In conclusion, this study demonstrates the immense potential of integrating advanced drone technology with state-of-the-art deep learning for the efficient, accurate, and scalable characterization of tunnel waste rock. The application of drone technology allows for rapid, non-invasive surveying of entire waste dumps, overcoming the limitations of traditional manual methods. The derived geometric and gradation data provide a rational basis for developing a zonal resource utilization plan, directing fine material to low-specification uses and coarse material to high-value processing.

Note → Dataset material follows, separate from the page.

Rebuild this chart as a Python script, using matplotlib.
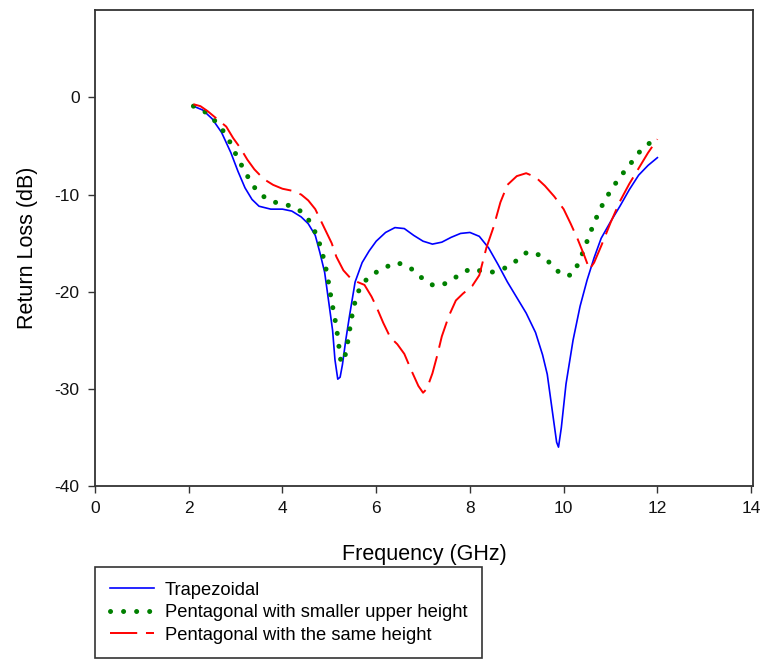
import matplotlib.pyplot as plt

plt.rcParams['font.family'] = ['Liberation Sans', 'DejaVu Sans']
plt.rcParams['axes.unicode_minus'] = False

# Trapezoidal
f_trap = [2.1, 2.3, 2.5, 2.7, 2.9, 3.05, 3.2, 3.35, 3.5, 3.75, 4.0, 4.2, 4.4, 4.55, 4.7, 4.8,
          4.9, 5.0, 5.07, 5.12, 5.18, 5.23, 5.28, 5.35, 5.43, 5.55, 5.7, 5.85, 6.0, 6.2,
          6.4, 6.6, 6.8, 7.0, 7.2, 7.4, 7.6, 7.8, 8.0, 8.2, 8.4, 8.6, 8.8, 9.0, 9.2, 9.4,
          9.55, 9.65, 9.75, 9.85, 9.89, 9.95, 10.05, 10.2, 10.35, 10.5, 10.65, 10.8, 11.0,
          11.2, 11.4, 11.6, 11.8, 12.0]
rl_trap = [-0.9, -1.3, -2.2, -3.6, -5.7, -7.6, -9.3, -10.5, -11.2, -11.5, -11.5, -11.7,
           -12.3, -13.0, -14.2, -16.0, -18.0, -21.5, -24.0, -27.0, -29.0, -28.8, -27.5,
           -25.0, -22.5, -19.0, -17.0, -15.8, -14.8, -13.9, -13.4, -13.5, -14.2, -14.8,
           -15.1, -14.9, -14.4, -14.0, -13.9, -14.3, -15.5, -17.2, -19.0, -20.6, -22.2,
           -24.2, -26.5, -28.5, -32.0, -35.5, -36.0, -34.0, -29.5, -25.0, -21.5, -18.8,
           -16.5, -14.5, -12.8, -11.2, -9.5, -8.0, -7.0, -6.2]

# Pentagonal with smaller upper height
f_pent_small = [2.1, 2.3, 2.5, 2.7, 2.85, 3.0, 3.15, 3.3, 3.45, 3.65, 3.85, 4.05, 4.25, 4.45,
                4.6, 4.75, 4.85, 4.95, 5.05, 5.15, 5.25, 5.32, 5.4, 5.47, 5.55, 5.65, 5.8,
                6.0, 6.2, 6.4, 6.6, 6.8, 7.0, 7.2, 7.35, 7.5, 7.7, 7.9, 8.05, 8.25, 8.45,
                8.65, 8.85, 9.05, 9.2, 9.35, 9.5, 9.7, 9.9, 10.05, 10.2, 10.35, 10.5, 10.65,
                10.8, 11.0, 11.2, 11.4, 11.6, 11.8, 12.0]
rl_pent_small = [-0.9, -1.3, -2.1, -3.2, -4.3, -5.8, -7.2, -8.5, -9.6, -10.4, -10.8, -11.0,
                 -11.3, -11.9, -12.9, -14.4, -16.0, -18.1, -21.0, -23.6, -27.3, -27.0,
                 -25.0, -22.8, -21.0, -19.6, -18.7, -18.0, -17.5, -17.0, -17.2, -17.8,
                 -18.7, -19.3, -19.4, -19.1, -18.5, -17.9, -17.6, -17.9, -18.0, -17.8,
                 -17.3, -16.6, -16.0, -15.9, -16.3, -17.0, -18.0, -18.4, -18.2, -16.7,
                 -14.8, -12.9, -11.3, -9.6, -8.2, -7.0, -5.7, -4.8, -4.3]

# Pentagonal with the same height
f_pent_same = [2.1, 2.25, 2.4, 2.6, 2.8, 2.95, 3.1, 3.25, 3.4, 3.6, 3.8, 4.0, 4.2, 4.4, 4.55,
               4.7, 4.85, 5.05, 5.15, 5.3, 5.45, 5.6, 5.75, 5.9, 6.0, 6.15, 6.3, 6.45, 6.6,
               6.75, 6.9, 7.0, 7.08, 7.2, 7.3, 7.4, 7.55, 7.7, 7.85, 8.05, 8.2, 8.35, 8.5,
               8.65, 8.8, 9.0, 9.2, 9.4, 9.6, 9.8, 10.0, 10.15, 10.3, 10.45, 10.55, 10.65,
               10.8, 11.0, 11.2, 11.4, 11.6, 11.8, 12.0]
rl_pent_same = [-0.7, -0.9, -1.4, -2.2, -3.0, -4.2, -5.2, -6.4, -7.4, -8.4, -9.0, -9.4, -9.6,
                -10.0, -10.6, -11.5, -13.0, -15.0, -16.4, -17.8, -18.6, -19.0, -19.3,
                -20.5, -21.5, -23.2, -24.7, -25.4, -26.4, -28.1, -29.7, -30.4, -30.0,
                -28.4, -26.6, -24.6, -22.5, -20.9, -20.2, -19.4, -18.3, -15.5, -13.4,
                -10.8, -9.0, -8.1, -7.8, -8.2, -9.1, -10.2, -11.5, -13.0, -14.6, -16.4,
                -17.7, -17.0, -15.3, -12.9, -10.7, -8.9, -7.3, -5.7, -4.3]

x_ticks = [0, 2, 4, 6, 8, 10, 12, 14]
y_ticks = [-40, -30, -20, -10, 0]

fig = plt.figure(figsize=(7.67, 6.62), dpi=100)
ax = fig.add_axes([95 / 767, 1 - 486 / 662, 658 / 767, 476 / 662])

ax.plot(f_trap, rl_trap, color='#0000ff', lw=1.2, label='Trapezoidal')
ax.plot(f_pent_small, rl_pent_small, color='#008000', lw=3.6,
        linestyle=(0, (0.01, 2.6)), dash_capstyle='round',
        label='Pentagonal with smaller upper height')
ax.plot(f_pent_same, rl_pent_same, color='#ff0000', lw=1.4,
        linestyle=(0, (14, 4.5)), label='Pentagonal with the same height')

ax.set_xlim(0, 14.04)
ax.set_ylim(-40, 9)
ax.set_xticks(x_ticks)
ax.set_yticks(y_ticks)
ax.tick_params(direction='out', length=5, width=1, labelsize=12.5, top=False, right=False,
               colors='#333333', labelcolor='#111111', pad=6)
for sp in ax.spines.values():
    sp.set_color('#333333')
    sp.set_linewidth(1.3)

ax.set_xlabel('Frequency (GHz)', fontsize=15.5, labelpad=20)
ax.set_ylabel('Return Loss (dB)', fontsize=15.5, labelpad=12)

leg = fig.legend(loc='upper left', bbox_to_anchor=(95 / 767, 1 - 567 / 662),
                 borderaxespad=0, fontsize=13.2, fancybox=False, framealpha=1,
                 edgecolor='#333333', handlelength=2.4, labelspacing=0.3,
                 borderpad=0.8, handletextpad=0.6)
leg.get_frame().set_linewidth(1.2)

plt.savefig('out.png', dpi=100)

Furthermore, this approach provides a powerful feedback mechanism for optimizing drill-and-blast operations, targeting specific fragment sizes to reduce secondary blasting and increase overall operational efficiency. The future of sustainable tunnel construction lies in the digitalization of its waste streams, with drone technology serving as the primary tool for data acquisition and intelligent analysis.